Sensex, Nifty Dive Over 1600, 495 Points on April 13
India's stock market saw a steep decline on April 13, 2026. The Sensex lost 1,613.09 points, hitting an intraday low of 75,937.16, while the Nifty 50 dropped 495 points to 23,555.60. This sharp fall reversed recent gains and signaled growing investor caution.
Geopolitical Tensions, Oil Prices Drive Sell-off
The market drop was primarily triggered by rising geopolitical tensions in the Middle East, particularly concerning US-Iran relations and potential oil supply disruptions. Threats to the Strait of Hormuz pushed Brent crude futures up 6.96% to $101.83 a barrel. For India, a major energy importer, this means higher import costs, a wider current account deficit, and increased inflation worries.

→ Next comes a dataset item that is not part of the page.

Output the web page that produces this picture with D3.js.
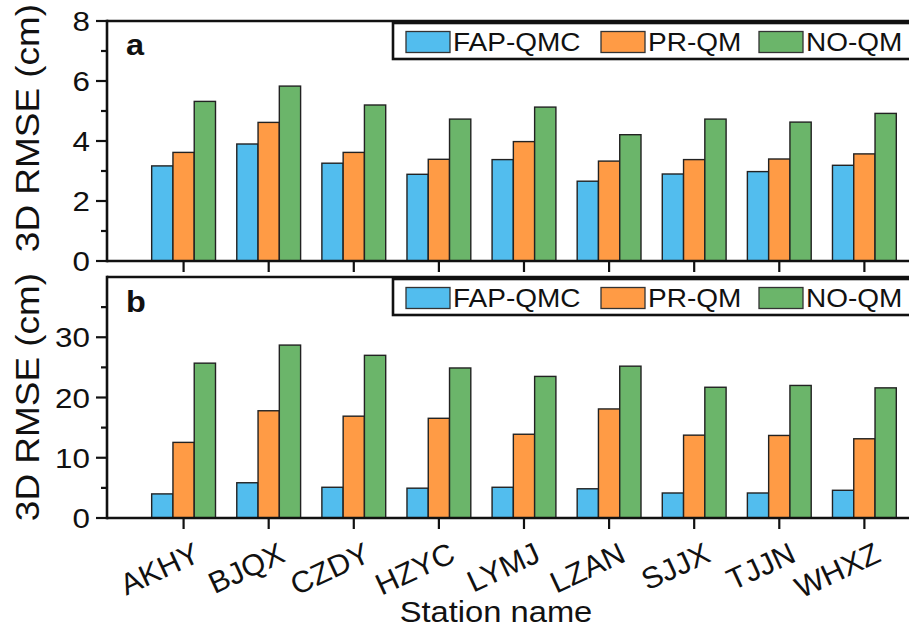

Rupee Weakens, FIIs Exit Amid Global Risk Aversion
These external factors added pressure. Foreign Institutional Investors (FIIs), usually quick to react to global instability, have been selling Indian shares. The Indian rupee also weakened against the US dollar, nearing record lows and reportedly moving between 92 and 94. Such currency depreciation increases import costs and can discourage foreign investment, creating a cycle of selling pressure. Historically, geopolitical risks and rising commodity prices have often led to sharp market falls in India, especially when combined with FII outflows and a weakening rupee.
RBI Stance, Valuations in Focus
Amid these challenges, the Reserve Bank of India (RBI) recently held its key repo rate at 5.25% with a neutral stance, aiming to balance economic growth and inflation. The economy has shown strength, but volatile energy prices and geopolitical risks require close attention. Indian stocks, trading at a trailing P/E ratio of about 21.32 as of April 10, 2026, are now being reassessed against these heightened risks.
Broader Economic Risks Emerge
The current sell-off underscores how vulnerable an economy dependent on imported energy can be in a volatile geopolitical climate. Rising oil prices pose significant risks, affecting India's trade balance and fueling inflation. This could force the RBI to balance economic support with price control. Higher inflation may weaken consumer spending, a key driver of growth. Continued FII selling and rupee weakness could also squeeze liquidity and lower asset values. The widespread drops across even mid and small-cap stocks suggest broader market anxiety, not just a sector correction.
Outlook Remains Cautious
Market sentiment is cautious, with investors monitoring oil prices and Middle East developments. While some believe recent drops may slow further declines, the near term depends on easing geopolitical tensions and stable energy markets. Sustained oil prices above $100 a barrel could worsen inflation worries and lead to potential earnings downgrades for the fiscal year 2027. Investors anticipate continued market swings as they await clearer signs on inflation, global economic stability, and foreign investor flows.